We drove past Coniston Water today. The lake looked a bit grim before the sun shone and no one was picnicking or splashing in the water. At this time of year there are an assortment of visitors: parents of babies and young children; couples whose children have grown up; the elderly who want a peaceful Lakeland experience. In the school holidays, at the height of summer, it is not peaceful at Coniston Water; the lake surface is littered with boats and canoes and kayaks, and on the shore excited children shout and scream.
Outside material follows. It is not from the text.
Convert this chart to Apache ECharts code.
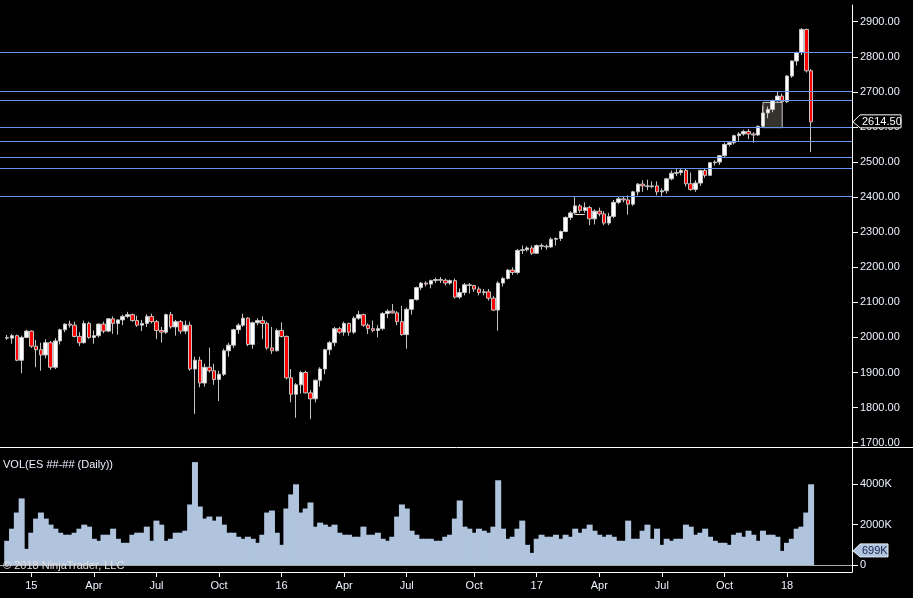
<!DOCTYPE html>
<html>
<head>
<meta charset="utf-8">
<title>ES weekly</title>
<style>
  html, body { margin: 0; padding: 0; background: #000; }
  #chart { width: 913px; height: 598px; }
</style>
<script src="https://cdn.jsdelivr.net/npm/echarts@6/dist/echarts.min.js"></script>
</head>
<body>
<div id="chart"></div>
<script>
// one empty week before the first bar, a few empty weeks after the last one
var firstWeek = '2014-11-17';
var leadWeeks = 1;
var trailWeeks = 8;

// weekly bars, first one = week of 2014-11-24 : [open, close, low, high]
var ohlc = [
  [2000,1998,1993,2007],[1998,2005,1982,2010],[2005,1935,1932,2008],[1935,2000,1898,2005],
  [2000,2018,1998,2022],[2018,1975,1970,2020],[1975,1965,1915,1993],[1965,1950,1905,1985],
  [1950,1985,1940,1995],[1985,1915,1908,1990],[1915,1990,1910,1998],[1990,2022,1980,2025],
  [2022,2038,2015,2040],[2038,2035,2028,2048],[2035,2003,2000,2045],[2003,1985,1975,2015],
  [1985,2040,1982,2048],[2040,2000,1996,2045],[2000,2005,1982,2020],[2005,2038,2000,2040],
  [2038,2018,2012,2045],[2018,2053,2015,2055],[2053,2040,2010,2060],[2040,2050,2008,2052],
  [2050,2060,2035,2065],[2060,2065,2055,2073],[2065,2048,2045,2068],[2048,2035,2030,2062],
  [2035,2040,2018,2050],[2040,2060,2030,2066],[2060,2045,2040,2068],[2045,2020,1995,2050],
  [2020,2015,1985,2030],[2015,2065,2010,2068],[2065,2030,2025,2073],[2030,2045,2005,2050],
  [2045,2018,2010,2050],[2018,2035,2010,2048],[2035,1910,1905,2045],[1910,1935,1782,1945],
  [1935,1870,1858,1945],[1870,1915,1860,1925],[1915,1905,1900,1971],[1905,1880,1865,1925],
  [1880,1895,1819,1905],[1895,1962,1890,1968],[1962,1978,1945,1985],[1978,2022,1970,2025],
  [2022,2035,2010,2040],[2035,2055,2030,2068],[2055,1980,1975,2058],[1980,2042,1968,2045],
  [2042,2048,2035,2055],[2048,2040,1995,2060],[2040,1970,1965,2045],[1970,1962,1953,2030],
  [1962,2020,1960,2025],[2020,2003,2000,2043],[2003,1885,1880,2005],[1885,1838,1815,1910],
  [1838,1865,1771,1870],[1865,1900,1840,1905],[1900,1842,1840,1905],[1842,1825,1767,1850],
  [1825,1878,1815,1880],[1878,1910,1860,1915],[1910,1965,1895,1968],[1965,1985,1950,1990],
  [1985,2025,1975,2030],[2025,2015,2010,2030],[2015,2040,2005,2045],[2040,2015,2005,2042],
  [2015,2055,2010,2060],[2055,2065,2050,2076],[2065,2035,2030,2068],[2035,2025,2010,2040],
  [2025,2020,2015,2048],[2020,2025,2000,2035],[2025,2068,2020,2072],[2068,2075,2055,2080],
  [2075,2070,2068,2095],[2070,2045,2035,2075],[2045,2008,2005,2090],[2008,2080,1968,2085],
  [2080,2108,2065,2110],[2108,2142,2105,2145],[2142,2155,2135,2158],[2155,2152,2145,2160],
  [2152,2162,2140,2165],[2162,2165,2155,2170],[2165,2163,2155,2172],[2163,2155,2148,2168],
  [2155,2162,2150,2165],[2162,2115,2111,2168],[2115,2128,2110,2140],[2128,2150,2120,2155],
  [2150,2148,2125,2155],[2148,2138,2130,2150],[2138,2128,2120,2145],[2128,2130,2120,2138],
  [2130,2112,2105,2138],[2112,2078,2075,2118],[2078,2155,2019,2160],[2155,2168,2145,2172],
  [2168,2192,2165,2195],[2192,2185,2178,2200],[2185,2248,2180,2252],[2248,2250,2238,2262],
  [2250,2255,2245,2260],[2255,2240,2235,2262],[2240,2262,2238,2265],[2262,2260,2250,2268],
  [2260,2258,2250,2265],[2258,2280,2255,2285],[2280,2282,2262,2285],[2282,2302,2275,2305],
  [2302,2342,2300,2345],[2342,2355,2335,2360],[2355,2375,2350,2400],[2375,2362,2355,2380],
  [2362,2370,2355,2385],[2370,2338,2320,2375],[2338,2360,2322,2365],[2360,2352,2345,2370],
  [2352,2326,2320,2360],[2326,2345,2320,2355],[2345,2385,2340,2392],[2385,2395,2380,2400],
  [2395,2392,2385,2403],[2392,2380,2350,2405],[2380,2415,2375,2418],[2415,2437,2405,2440],
  [2437,2432,2415,2448],[2432,2430,2420,2450],[2430,2432,2425,2445],[2432,2415,2405,2445],
  [2415,2418,2402,2425],[2418,2452,2410,2455],[2452,2468,2448,2476],[2468,2470,2460,2480],
  [2470,2476,2462,2482],[2476,2438,2430,2482],[2438,2422,2418,2470],[2422,2440,2415,2448],
  [2440,2476,2432,2478],[2476,2462,2455,2480],[2462,2498,2460,2500],[2498,2500,2490,2505],
  [2500,2518,2492,2520],[2518,2550,2515,2555],[2550,2555,2545,2560],[2555,2575,2550,2578],
  [2575,2580,2558,2585],[2580,2587,2575,2592],[2587,2580,2565,2594],[2580,2577,2555,2585],
  [2577,2602,2575,2604],[2602,2640,2598,2660],[2640,2650,2625,2658],[2650,2675,2642,2678],
  [2675,2688,2672,2700],[2688,2672,2668,2695],[2672,2745,2668,2748],[2745,2788,2740,2790],
  [2788,2812,2775,2815],[2812,2878,2805,2882],[2878,2760,2755,2880],[2760,2614.5,2528,2765]
];

// daily volume level of each week, in thousands
var volumeK = [
  1200,1800,2600,3300,800,1600,2300,2600,2300,2000,
  1800,1600,1500,1500,1600,1800,2000,1900,1300,1200,
  1500,1500,1800,1300,1100,1100,1500,1600,1600,1900,
  1200,2200,2000,1200,1300,1600,1600,1700,3000,5100,
  2900,2300,2400,2200,2400,2000,1600,1600,1400,1300,
  1400,1300,1100,1500,2600,2700,1600,1000,2800,3500,
  4000,2600,2800,3100,1900,2100,2000,1900,2000,1600,
  1500,1500,1400,1400,1900,1500,1500,1600,1300,1200,
  1400,2400,3000,2800,1700,1500,1300,1300,1300,1200,
  1200,1400,1500,2300,3200,1900,1800,1600,1800,1700,
  1600,1900,4200,1800,1300,1400,1800,2200,1000,600,
  1300,1500,1400,1400,1500,1300,1500,1400,1800,1600,
  1800,2000,1700,1500,1400,1500,1400,1200,1200,2200,
  1300,1300,1700,2000,1300,1800,1000,1300,1200,1300,
  1300,2000,1900,1500,1600,1800,1400,1200,1100,1100,
  1000,1500,1600,1400,1700,1500,1200,1700,1500,1500,
  1400,700,1100,1300,1800,1900,2600,4000
];

// drawn horizontal lines and objects
var levels = [2812.5, 2701, 2675.5, 2598, 2559, 2512.5, 2482, 2402];
var box = { from: 157, to: 161, low: 2598, high: 2670 };
var segment = { from: 118, to: 120, price: 2350 };

var priceTicks = [1700, 1800, 1900, 2000, 2100, 2200, 2300, 2400, 2500, 2600, 2700, 2800, 2900];
var volumeTicks = [0, 2000, 4000];
var monthNames = { 3: 'Apr', 6: 'Jul', 9: 'Oct' };
var lastClose = 2614.50;
var lastVolume = 699;

var font = '"Liberation Sans", Arial, sans-serif';
var textColor = '#eef2ff';
var DAY = 86400000;

// weekly categories
var categories = [];
var start = new Date(firstWeek + 'T00:00:00Z').getTime();
var total = leadWeeks + ohlc.length + trailWeeks;
for (var i = 0; i < total; i++) {
  categories.push(new Date(start + i * 7 * DAY).toISOString().slice(0, 10));
}

var priceData = [], volumeData = [];
for (var i = 0; i < total; i++) {
  var k = i - leadWeeks;
  if (k >= 0 && k < ohlc.length) {
    priceData.push(ohlc[k]);
    volumeData.push(volumeK[k]);
  } else {
    priceData.push('-');
    volumeData.push('-');
  }
}

function cat(k) { return categories[k + leadWeeks]; }

// week that holds the first weekday of a quarter
function quarterStart(index) {
  if (index < leadWeeks || index >= leadWeeks + ohlc.length) return null;
  var mon = new Date(categories[index] + 'T00:00:00Z').getTime();
  for (var j = 0; j < 5; j++) {
    var t = new Date(mon + j * DAY);
    var m = t.getUTCMonth();
    if (m % 3 !== 0) continue;
    var f = new Date(Date.UTC(t.getUTCFullYear(), m, 1));
    while (f.getUTCDay() === 0 || f.getUTCDay() === 6) f = new Date(f.getTime() + DAY);
    if (f.getTime() === t.getTime()) return t;
  }
  return null;
}
function showTick(index) { return quarterStart(index) !== null; }
function tickText(value, index) {
  var t = quarterStart(index);
  if (!t) return '';
  var m = t.getUTCMonth();
  return m === 0 ? String(t.getUTCFullYear()).slice(2) : monthNames[m];
}

var chart = echarts.init(document.getElementById('chart'));

var option = {
  backgroundColor: '#000',
  animation: false,
  grid: [
    { left: 0, top: 5, width: 852, height: 442 },
    { left: 0, top: 447, width: 852, height: 125 }
  ],
  xAxis: [
    {
      type: 'category', gridIndex: 0, data: categories, boundaryGap: true,
      axisLine: { show: false }, axisTick: { show: false }, axisLabel: { show: false },
      splitLine: { show: false }
    },
    {
      type: 'category', gridIndex: 1, data: categories, boundaryGap: true,
      axisLine: { show: true, onZero: false, lineStyle: { color: '#ffffff', width: 1 } },
      axisTick: { show: true, interval: showTick, alignWithLabel: true, length: 5,
                  lineStyle: { color: '#ffffff' } },
      axisLabel: { interval: showTick, formatter: tickText, color: textColor,
                   fontSize: 11, fontFamily: font, margin: 8 },
      splitLine: { show: false }
    }
  ],
  yAxis: [
    {
      type: 'value', gridIndex: 0, position: 'right', min: 1687.7, max: 2947.6,
      axisLine: { show: true, lineStyle: { color: '#ffffff', width: 1 } },
      axisTick: { show: true, length: 6, customValues: priceTicks, lineStyle: { color: '#ffffff' } },
      axisLabel: { customValues: priceTicks, margin: 8, color: textColor, fontSize: 11, fontFamily: font,
                   formatter: function (v) { return v.toFixed(2); } },
      splitLine: { show: false }
    },
    {
      type: 'value', gridIndex: 1, position: 'right', min: -347, max: 5849,
      axisLine: { show: true, lineStyle: { color: '#ffffff', width: 1 } },
      axisTick: { show: true, length: 6, customValues: volumeTicks, lineStyle: { color: '#ffffff' } },
      axisLabel: { customValues: volumeTicks, margin: 8, color: textColor, fontSize: 11, fontFamily: font,
                   formatter: function (v) { return v === 0 ? '0' : v + 'K'; } },
      splitLine: { show: false }
    }
  ],
  series: [
    {
      name: 'ES', type: 'candlestick', xAxisIndex: 0, yAxisIndex: 0,
      data: priceData, barWidth: 4,
      itemStyle: {
        color: '#ffffff', color0: '#ff0000',
        borderColor: '#c4c4c4', borderColor0: '#c4c4c4', borderWidth: 1
      },
      markArea: {
        silent: true,
        itemStyle: { color: '#35322e', borderColor: '#c8c8c8', borderWidth: 1 },
        data: [[
          { xAxis: cat(box.from), yAxis: box.high },
          { xAxis: cat(box.to), yAxis: box.low }
        ]]
      },
      markLine: {
        silent: true, symbol: ['none', 'none'], label: { show: false },
        data: levels.map(function (v) {
          return { yAxis: v, lineStyle: { color: '#6495ed', width: 1, type: 'solid' } };
        }).concat([[
          { coord: [cat(segment.from), segment.price],
            lineStyle: { color: '#f0dcc0', width: 1, type: 'solid' } },
          { coord: [cat(segment.to), segment.price] }
        ]])
      }
    },
    {
      name: 'VOL', type: 'bar', xAxisIndex: 1, yAxisIndex: 1,
      data: volumeData, barWidth: 6,
      itemStyle: { color: '#b0c4de' },
      markLine: {
        silent: true, symbol: ['none', 'none'], label: { show: false },
        data: [{ yAxis: 0, lineStyle: { color: '#a8a8a8', width: 1, type: 'solid' } }]
      }
    }
  ]
};

chart.setOption(option);

// labels and tags placed through the axes' own scales
var py = chart.convertToPixel({ yAxisIndex: 0 }, lastClose);
var vy = chart.convertToPixel({ yAxisIndex: 1 }, lastVolume);

chart.setOption({
  graphic: [
    { type: 'line', z: 50, shape: { x1: 0, y1: 447.5, x2: 913, y2: 447.5 },
      style: { stroke: '#ffffff', lineWidth: 1 } },
    { type: 'text', z: 50, x: 3, y: 459,
      style: { text: 'VOL(ES ##-## (Daily))', fill: textColor, font: '11px ' + font } },
    { type: 'text', z: 50, x: 3, y: 560,
      style: { text: '\u00a9 2018 NinjaTrader, LLC', fill: '#e0e0e0', font: '11px ' + font } },
    { type: 'polygon', z: 60,
      shape: { points: [[853, py], [860, py - 7], [901, py - 7], [901, py + 6], [860, py + 6]] },
      style: { fill: '#000000', stroke: '#ffffff', lineWidth: 1 } },
    { type: 'text', z: 61, x: 862, y: py,
      style: { text: lastClose.toFixed(2), fill: '#ffffff', font: '11px ' + font, verticalAlign: 'middle' } },
    { type: 'polygon', z: 60,
      shape: { points: [[853, vy], [860, vy - 7], [888, vy - 7], [888, vy + 6], [860, vy + 6]] },
      style: { fill: '#b0c4de', stroke: '#dfe7f2', lineWidth: 1 } },
    { type: 'text', z: 61, x: 862, y: vy,
      style: { text: lastVolume + 'K', fill: '#13234d', font: '11px ' + font, verticalAlign: 'middle' } }
  ]
});

window.addEventListener('resize', function () { chart.resize(); });
</script>
</body>
</html>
What would the Swallows and Amazons have made of it? I expect those children of the 1930s would have been bewildered to see so many people, and disgruntled at not having the place to themselves. Camping on Wild Cat Island would have meant sharing it with strangers, and boat races would have been almost impossible with so many craft on the water. I guess that they would have been annoyed, but of course the Swallows and Amazon children were rather priggish and silly – well, to me anyway. I came across the Arthur Ransome books when I was about 10, so I may already have been too old to appreciate them – but on the other hand they may just not have been my cup of Typhoo. I didn’t like the way those children pretended to be pirates and adventurers. I did not want make-believe children to play at make-believe; I wanted my stories to be authentically unreal!
I was much more interested in the fantastical adventures of the Famous Five. George and Timmy and Dick and Julian and Anne had a rollicking good time and still managed to catch baddies single handed, find caves full of boxes of treasure, save kidnapped children, own islands. When I opened a Famous Five book I knew I was going to be transported to a world of the imagination, one that was very different from mine, one where play-acting and pretending were not on the agenda but wicked scientists and secret passages were.
I hope that the children’s book I am writing will convince its readers. But that’s a hard task – and I’m not Enid Blyton.